- ENTRIES SUPPLIED:
====

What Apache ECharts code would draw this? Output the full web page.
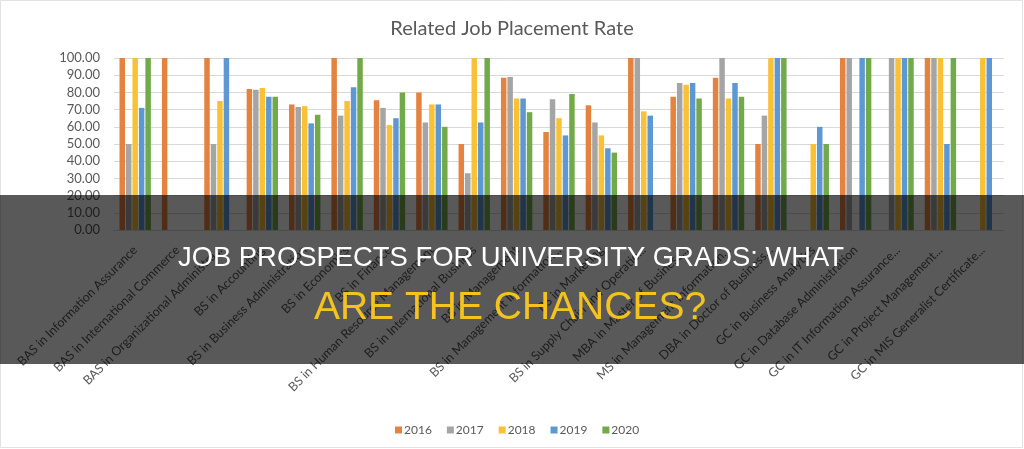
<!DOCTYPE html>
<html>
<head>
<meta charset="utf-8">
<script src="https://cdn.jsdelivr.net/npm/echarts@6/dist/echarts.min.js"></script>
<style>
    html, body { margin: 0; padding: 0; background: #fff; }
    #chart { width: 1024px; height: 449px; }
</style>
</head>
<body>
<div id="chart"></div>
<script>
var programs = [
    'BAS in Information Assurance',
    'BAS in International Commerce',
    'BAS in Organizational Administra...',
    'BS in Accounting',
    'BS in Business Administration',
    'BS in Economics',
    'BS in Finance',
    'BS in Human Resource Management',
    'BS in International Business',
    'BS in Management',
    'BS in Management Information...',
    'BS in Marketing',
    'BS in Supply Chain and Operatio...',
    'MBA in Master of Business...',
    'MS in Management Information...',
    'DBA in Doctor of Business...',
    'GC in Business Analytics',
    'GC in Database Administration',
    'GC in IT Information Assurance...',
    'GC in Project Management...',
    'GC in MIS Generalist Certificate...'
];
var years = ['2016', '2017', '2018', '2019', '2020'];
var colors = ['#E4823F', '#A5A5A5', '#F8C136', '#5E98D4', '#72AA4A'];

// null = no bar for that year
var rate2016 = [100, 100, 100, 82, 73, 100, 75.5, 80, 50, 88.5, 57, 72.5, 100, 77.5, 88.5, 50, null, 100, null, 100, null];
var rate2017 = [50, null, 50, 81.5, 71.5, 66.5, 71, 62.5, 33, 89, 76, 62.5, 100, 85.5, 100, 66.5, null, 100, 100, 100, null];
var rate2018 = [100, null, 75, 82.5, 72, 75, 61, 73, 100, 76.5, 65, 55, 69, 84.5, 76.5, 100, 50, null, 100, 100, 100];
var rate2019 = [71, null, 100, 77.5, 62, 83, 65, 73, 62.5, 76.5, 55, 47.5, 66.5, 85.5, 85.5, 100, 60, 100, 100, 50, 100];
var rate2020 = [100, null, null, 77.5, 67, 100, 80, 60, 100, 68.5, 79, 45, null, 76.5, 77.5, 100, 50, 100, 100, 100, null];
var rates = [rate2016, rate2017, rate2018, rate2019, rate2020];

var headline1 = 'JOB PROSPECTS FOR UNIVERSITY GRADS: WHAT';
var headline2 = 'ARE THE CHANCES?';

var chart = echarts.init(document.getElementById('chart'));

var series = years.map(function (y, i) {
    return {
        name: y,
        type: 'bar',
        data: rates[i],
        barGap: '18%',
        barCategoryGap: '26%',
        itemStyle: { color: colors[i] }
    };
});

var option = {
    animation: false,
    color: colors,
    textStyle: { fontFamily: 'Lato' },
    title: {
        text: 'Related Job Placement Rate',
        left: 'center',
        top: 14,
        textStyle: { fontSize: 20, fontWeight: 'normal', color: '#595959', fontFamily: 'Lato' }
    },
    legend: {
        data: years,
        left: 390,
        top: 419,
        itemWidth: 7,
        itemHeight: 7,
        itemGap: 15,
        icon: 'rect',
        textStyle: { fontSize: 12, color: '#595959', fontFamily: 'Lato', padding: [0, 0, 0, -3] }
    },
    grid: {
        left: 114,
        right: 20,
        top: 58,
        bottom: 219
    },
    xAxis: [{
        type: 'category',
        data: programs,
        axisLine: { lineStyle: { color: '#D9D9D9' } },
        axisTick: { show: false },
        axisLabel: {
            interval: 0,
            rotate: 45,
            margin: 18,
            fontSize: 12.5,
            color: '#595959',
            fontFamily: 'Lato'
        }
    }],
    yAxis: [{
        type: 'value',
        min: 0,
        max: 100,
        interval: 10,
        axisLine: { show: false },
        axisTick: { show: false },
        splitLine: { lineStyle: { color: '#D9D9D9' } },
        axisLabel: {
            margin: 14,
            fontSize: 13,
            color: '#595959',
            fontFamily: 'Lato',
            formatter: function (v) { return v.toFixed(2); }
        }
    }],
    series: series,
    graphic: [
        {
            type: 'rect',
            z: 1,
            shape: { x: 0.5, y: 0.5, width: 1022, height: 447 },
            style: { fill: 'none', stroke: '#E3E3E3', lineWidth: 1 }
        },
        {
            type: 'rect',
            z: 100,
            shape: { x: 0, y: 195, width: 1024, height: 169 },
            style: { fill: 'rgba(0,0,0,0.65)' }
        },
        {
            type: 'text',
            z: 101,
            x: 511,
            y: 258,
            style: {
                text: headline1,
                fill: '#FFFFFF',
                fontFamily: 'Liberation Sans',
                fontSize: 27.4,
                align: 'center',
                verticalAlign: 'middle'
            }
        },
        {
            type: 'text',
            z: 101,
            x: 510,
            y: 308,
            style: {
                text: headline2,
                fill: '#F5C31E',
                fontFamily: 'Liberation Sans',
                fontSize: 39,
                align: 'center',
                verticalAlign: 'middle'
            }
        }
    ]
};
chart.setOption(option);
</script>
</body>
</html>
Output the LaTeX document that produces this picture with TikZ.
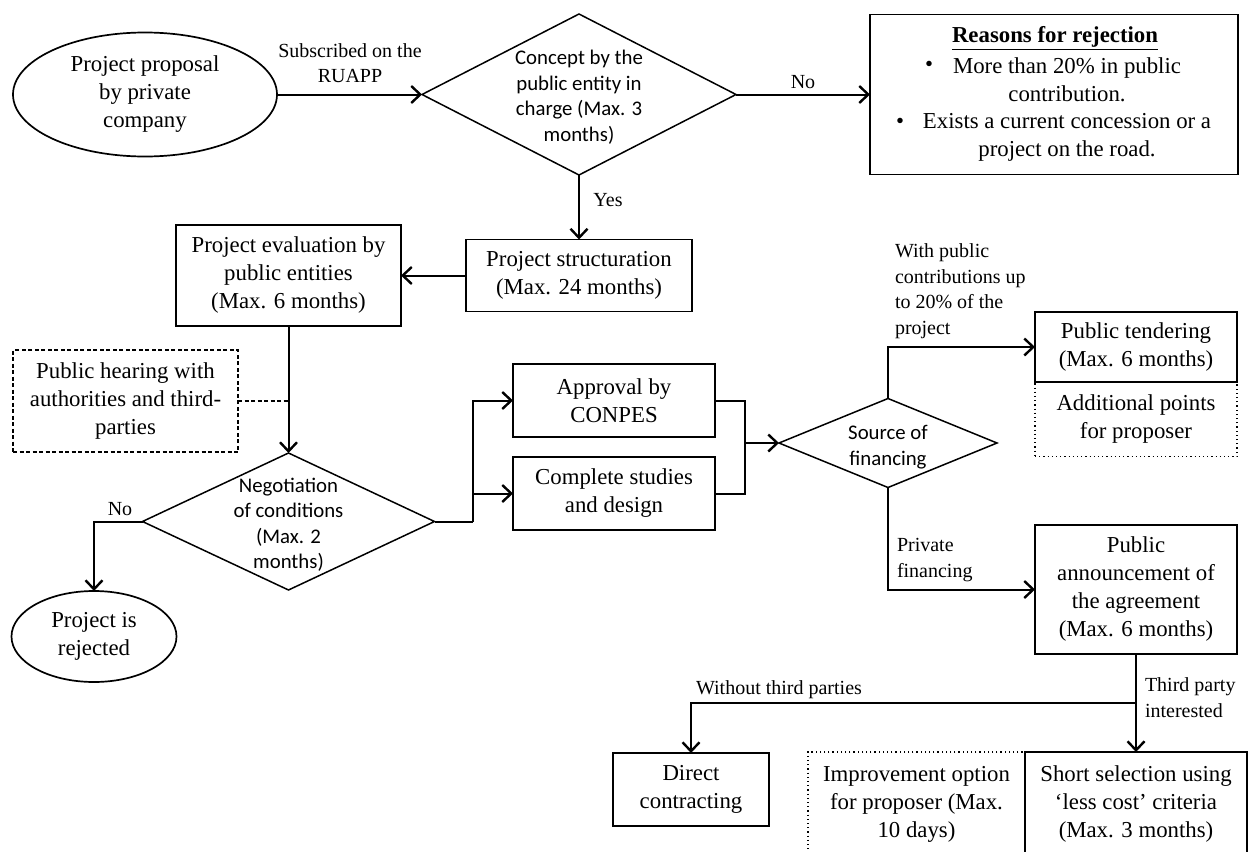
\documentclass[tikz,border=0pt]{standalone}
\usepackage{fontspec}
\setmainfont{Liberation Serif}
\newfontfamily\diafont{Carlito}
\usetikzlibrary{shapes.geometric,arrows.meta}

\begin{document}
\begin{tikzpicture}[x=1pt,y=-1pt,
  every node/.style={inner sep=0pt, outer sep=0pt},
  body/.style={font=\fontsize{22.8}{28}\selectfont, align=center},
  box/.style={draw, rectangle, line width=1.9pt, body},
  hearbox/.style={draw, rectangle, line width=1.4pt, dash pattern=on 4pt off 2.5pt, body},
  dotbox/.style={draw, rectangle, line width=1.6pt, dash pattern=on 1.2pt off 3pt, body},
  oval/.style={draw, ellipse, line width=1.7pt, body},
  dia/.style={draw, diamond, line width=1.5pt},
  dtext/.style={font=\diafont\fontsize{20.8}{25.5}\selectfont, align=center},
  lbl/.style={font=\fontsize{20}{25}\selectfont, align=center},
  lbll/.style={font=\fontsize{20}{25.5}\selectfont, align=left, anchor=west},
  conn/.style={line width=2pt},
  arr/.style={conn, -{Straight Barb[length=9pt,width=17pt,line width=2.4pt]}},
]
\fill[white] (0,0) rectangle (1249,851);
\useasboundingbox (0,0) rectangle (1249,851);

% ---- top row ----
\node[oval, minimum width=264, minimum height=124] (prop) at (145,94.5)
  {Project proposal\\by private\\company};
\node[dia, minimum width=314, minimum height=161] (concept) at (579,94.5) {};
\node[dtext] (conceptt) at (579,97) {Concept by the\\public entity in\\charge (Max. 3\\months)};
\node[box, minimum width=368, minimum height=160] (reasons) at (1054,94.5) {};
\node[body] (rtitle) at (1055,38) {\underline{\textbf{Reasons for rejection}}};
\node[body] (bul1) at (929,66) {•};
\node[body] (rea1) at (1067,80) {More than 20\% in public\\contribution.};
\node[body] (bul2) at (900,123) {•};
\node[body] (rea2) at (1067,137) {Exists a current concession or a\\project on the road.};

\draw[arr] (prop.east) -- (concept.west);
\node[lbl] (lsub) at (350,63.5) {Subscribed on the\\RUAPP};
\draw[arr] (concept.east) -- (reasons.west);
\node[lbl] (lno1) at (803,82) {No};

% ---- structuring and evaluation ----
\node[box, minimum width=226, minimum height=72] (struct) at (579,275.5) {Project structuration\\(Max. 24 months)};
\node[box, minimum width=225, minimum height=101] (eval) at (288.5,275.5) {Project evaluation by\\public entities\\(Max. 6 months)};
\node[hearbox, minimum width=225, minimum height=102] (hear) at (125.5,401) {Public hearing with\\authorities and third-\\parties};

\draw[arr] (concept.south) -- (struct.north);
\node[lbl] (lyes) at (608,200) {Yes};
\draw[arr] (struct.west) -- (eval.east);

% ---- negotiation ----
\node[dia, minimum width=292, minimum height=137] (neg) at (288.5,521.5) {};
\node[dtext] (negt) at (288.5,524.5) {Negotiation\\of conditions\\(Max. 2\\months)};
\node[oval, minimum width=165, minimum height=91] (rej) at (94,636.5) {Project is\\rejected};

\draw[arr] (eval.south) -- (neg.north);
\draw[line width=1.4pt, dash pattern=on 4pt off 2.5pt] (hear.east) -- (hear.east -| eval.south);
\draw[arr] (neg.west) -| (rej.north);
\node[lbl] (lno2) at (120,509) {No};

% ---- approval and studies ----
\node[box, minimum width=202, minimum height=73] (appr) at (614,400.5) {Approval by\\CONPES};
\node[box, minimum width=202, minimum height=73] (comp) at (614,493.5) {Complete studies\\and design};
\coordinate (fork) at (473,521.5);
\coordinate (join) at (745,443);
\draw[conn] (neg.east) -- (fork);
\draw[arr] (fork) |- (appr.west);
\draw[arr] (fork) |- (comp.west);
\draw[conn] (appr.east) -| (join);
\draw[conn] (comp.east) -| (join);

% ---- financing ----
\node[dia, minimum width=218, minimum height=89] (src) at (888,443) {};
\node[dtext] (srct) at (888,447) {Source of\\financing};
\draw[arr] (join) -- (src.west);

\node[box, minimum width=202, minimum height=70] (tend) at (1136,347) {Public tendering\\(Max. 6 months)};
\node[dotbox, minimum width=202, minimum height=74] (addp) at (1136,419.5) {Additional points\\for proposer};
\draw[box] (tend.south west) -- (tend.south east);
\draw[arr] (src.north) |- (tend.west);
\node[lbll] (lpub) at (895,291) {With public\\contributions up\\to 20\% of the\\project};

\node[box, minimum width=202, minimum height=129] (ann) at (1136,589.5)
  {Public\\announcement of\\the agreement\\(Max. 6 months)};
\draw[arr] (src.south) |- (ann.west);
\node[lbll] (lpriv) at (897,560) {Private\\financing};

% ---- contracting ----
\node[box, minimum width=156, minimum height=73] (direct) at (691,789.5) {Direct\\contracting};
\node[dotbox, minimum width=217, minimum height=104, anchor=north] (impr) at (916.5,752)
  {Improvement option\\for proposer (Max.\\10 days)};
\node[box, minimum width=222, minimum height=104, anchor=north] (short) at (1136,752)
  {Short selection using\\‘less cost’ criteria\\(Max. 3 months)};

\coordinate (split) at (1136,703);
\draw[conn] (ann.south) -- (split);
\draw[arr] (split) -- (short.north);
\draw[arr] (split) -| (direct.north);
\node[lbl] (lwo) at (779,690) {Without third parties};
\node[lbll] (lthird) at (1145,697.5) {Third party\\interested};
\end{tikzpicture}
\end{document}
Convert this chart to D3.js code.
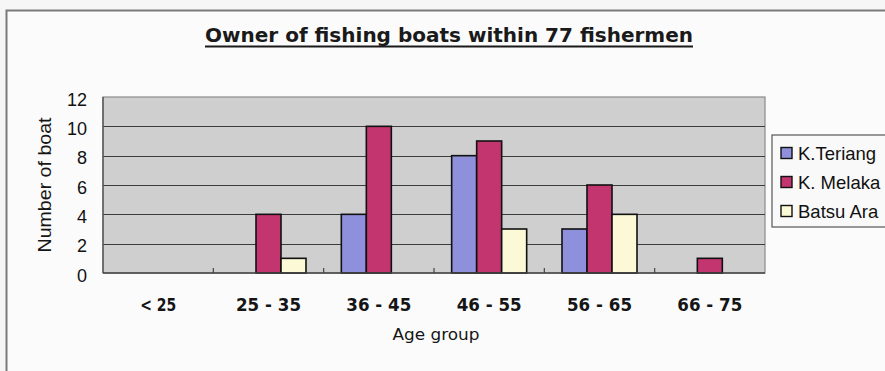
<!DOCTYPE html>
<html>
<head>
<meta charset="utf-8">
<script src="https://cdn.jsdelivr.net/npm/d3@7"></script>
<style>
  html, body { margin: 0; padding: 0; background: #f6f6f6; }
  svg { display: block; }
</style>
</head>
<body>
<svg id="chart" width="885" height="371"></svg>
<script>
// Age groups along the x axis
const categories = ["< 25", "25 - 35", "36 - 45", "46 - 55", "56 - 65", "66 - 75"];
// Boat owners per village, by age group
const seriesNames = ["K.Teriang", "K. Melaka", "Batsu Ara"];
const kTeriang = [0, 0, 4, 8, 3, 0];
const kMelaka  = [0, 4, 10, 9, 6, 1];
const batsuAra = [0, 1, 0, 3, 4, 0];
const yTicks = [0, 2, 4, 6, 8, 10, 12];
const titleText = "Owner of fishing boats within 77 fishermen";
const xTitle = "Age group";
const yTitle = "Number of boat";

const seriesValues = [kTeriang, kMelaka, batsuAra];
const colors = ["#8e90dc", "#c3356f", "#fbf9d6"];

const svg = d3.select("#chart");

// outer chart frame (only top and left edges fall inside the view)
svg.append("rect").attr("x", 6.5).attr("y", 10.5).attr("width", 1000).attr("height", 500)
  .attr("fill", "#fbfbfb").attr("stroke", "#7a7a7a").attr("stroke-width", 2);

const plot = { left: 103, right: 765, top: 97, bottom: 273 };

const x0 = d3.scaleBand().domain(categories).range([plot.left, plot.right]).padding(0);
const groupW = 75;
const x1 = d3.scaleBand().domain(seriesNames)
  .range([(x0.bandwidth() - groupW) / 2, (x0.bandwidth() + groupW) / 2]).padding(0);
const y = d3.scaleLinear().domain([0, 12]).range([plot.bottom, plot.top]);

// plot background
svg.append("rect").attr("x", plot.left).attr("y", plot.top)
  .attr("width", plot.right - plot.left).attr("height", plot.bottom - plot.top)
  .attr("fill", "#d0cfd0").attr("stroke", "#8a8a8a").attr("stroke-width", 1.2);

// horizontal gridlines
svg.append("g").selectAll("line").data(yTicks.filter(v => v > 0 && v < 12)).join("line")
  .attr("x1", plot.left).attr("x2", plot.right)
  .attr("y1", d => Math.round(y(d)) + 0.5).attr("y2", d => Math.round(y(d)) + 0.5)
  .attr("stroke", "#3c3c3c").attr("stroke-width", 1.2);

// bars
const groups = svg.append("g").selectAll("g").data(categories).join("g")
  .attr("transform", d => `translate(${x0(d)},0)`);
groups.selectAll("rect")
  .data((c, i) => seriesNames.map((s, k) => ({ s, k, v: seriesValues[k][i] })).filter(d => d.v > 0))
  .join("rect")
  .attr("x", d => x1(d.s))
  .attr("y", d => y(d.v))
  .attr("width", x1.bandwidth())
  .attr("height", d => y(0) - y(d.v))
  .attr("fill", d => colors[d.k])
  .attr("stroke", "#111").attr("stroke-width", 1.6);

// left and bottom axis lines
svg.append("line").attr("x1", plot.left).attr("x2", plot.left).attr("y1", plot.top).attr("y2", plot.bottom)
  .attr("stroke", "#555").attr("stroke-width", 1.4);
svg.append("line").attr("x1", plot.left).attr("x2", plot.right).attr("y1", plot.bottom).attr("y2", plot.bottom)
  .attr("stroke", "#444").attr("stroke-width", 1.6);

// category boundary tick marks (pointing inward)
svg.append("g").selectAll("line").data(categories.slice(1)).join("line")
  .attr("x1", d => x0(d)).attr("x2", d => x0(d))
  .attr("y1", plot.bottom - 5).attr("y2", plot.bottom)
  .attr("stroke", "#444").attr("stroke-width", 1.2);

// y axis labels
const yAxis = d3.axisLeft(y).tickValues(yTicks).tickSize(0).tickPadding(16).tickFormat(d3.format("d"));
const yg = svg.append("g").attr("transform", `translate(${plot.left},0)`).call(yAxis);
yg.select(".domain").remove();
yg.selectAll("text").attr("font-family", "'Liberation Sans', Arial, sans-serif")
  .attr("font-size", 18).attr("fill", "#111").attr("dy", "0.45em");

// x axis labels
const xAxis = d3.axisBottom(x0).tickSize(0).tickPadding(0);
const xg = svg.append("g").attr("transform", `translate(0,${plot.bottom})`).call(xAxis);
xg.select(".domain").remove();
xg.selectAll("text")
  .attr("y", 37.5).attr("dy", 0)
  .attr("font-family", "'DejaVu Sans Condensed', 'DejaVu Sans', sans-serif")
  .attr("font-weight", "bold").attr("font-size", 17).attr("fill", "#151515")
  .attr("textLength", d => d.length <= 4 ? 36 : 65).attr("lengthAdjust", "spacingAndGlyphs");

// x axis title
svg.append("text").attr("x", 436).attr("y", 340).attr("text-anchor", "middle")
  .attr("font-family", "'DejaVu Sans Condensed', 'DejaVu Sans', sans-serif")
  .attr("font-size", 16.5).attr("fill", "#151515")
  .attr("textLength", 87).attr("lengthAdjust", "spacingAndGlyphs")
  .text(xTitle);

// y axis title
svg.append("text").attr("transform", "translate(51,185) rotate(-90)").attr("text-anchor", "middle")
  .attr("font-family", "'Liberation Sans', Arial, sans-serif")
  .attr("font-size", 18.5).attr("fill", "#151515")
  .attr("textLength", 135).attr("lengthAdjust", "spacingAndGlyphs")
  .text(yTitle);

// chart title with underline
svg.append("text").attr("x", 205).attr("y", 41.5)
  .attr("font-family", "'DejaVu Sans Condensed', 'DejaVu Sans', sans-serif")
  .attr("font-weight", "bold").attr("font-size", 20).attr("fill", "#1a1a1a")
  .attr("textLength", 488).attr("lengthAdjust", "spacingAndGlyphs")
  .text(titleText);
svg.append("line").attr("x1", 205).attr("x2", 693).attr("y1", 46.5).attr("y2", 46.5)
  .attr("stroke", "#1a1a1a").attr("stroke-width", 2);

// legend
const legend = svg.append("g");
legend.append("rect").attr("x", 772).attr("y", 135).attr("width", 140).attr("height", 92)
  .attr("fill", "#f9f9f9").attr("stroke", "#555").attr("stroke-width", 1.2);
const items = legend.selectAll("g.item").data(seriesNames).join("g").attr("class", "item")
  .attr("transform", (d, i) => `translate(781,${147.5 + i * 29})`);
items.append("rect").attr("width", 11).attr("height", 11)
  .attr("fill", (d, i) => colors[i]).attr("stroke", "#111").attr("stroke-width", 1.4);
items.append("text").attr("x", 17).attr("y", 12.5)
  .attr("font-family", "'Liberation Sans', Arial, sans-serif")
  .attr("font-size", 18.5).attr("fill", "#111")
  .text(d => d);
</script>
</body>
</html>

====

- WHAT IS BEING ASKED: Begin with the line that contains "Convert this chart to D3.js code." and end with the line that contains "97, bottom: 273"; write out both and all lines between exactly, but no pictures.

- WRITTEN REPLY:
Convert this chart to D3.js code.
<!DOCTYPE html>
<html>
<head>
<meta charset="utf-8">
<script src="https://cdn.jsdelivr.net/npm/d3@7"></script>
<style>
  html, body { margin: 0; padding: 0; background: #f6f6f6; }
  svg { display: block; }
</style>
</head>
<body>
<svg id="chart" width="885" height="371"></svg>
<script>
// Age groups along the x axis
const categories = ["< 25", "25 - 35", "36 - 45", "46 - 55", "56 - 65", "66 - 75"];
// Boat owners per village, by age group
const seriesNames = ["K.Teriang", "K. Melaka", "Batsu Ara"];
const kTeriang = [0, 0, 4, 8, 3, 0];
const kMelaka  = [0, 4, 10, 9, 6, 1];
const batsuAra = [0, 1, 0, 3, 4, 0];
const yTicks = [0, 2, 4, 6, 8, 10, 12];
const titleText = "Owner of fishing boats within 77 fishermen";
const xTitle = "Age group";
const yTitle = "Number of boat";

const seriesValues = [kTeriang, kMelaka, batsuAra];
const colors = ["#8e90dc", "#c3356f", "#fbf9d6"];

const svg = d3.select("#chart");

// outer chart frame (only top and left edges fall inside the view)
svg.append("rect").attr("x", 6.5).attr("y", 10.5).attr("width", 1000).attr("height", 500)
  .attr("fill", "#fbfbfb").attr("stroke", "#7a7a7a").attr("stroke-width", 2);

const plot = { left: 103, right: 765, top: 97, bottom: 273 };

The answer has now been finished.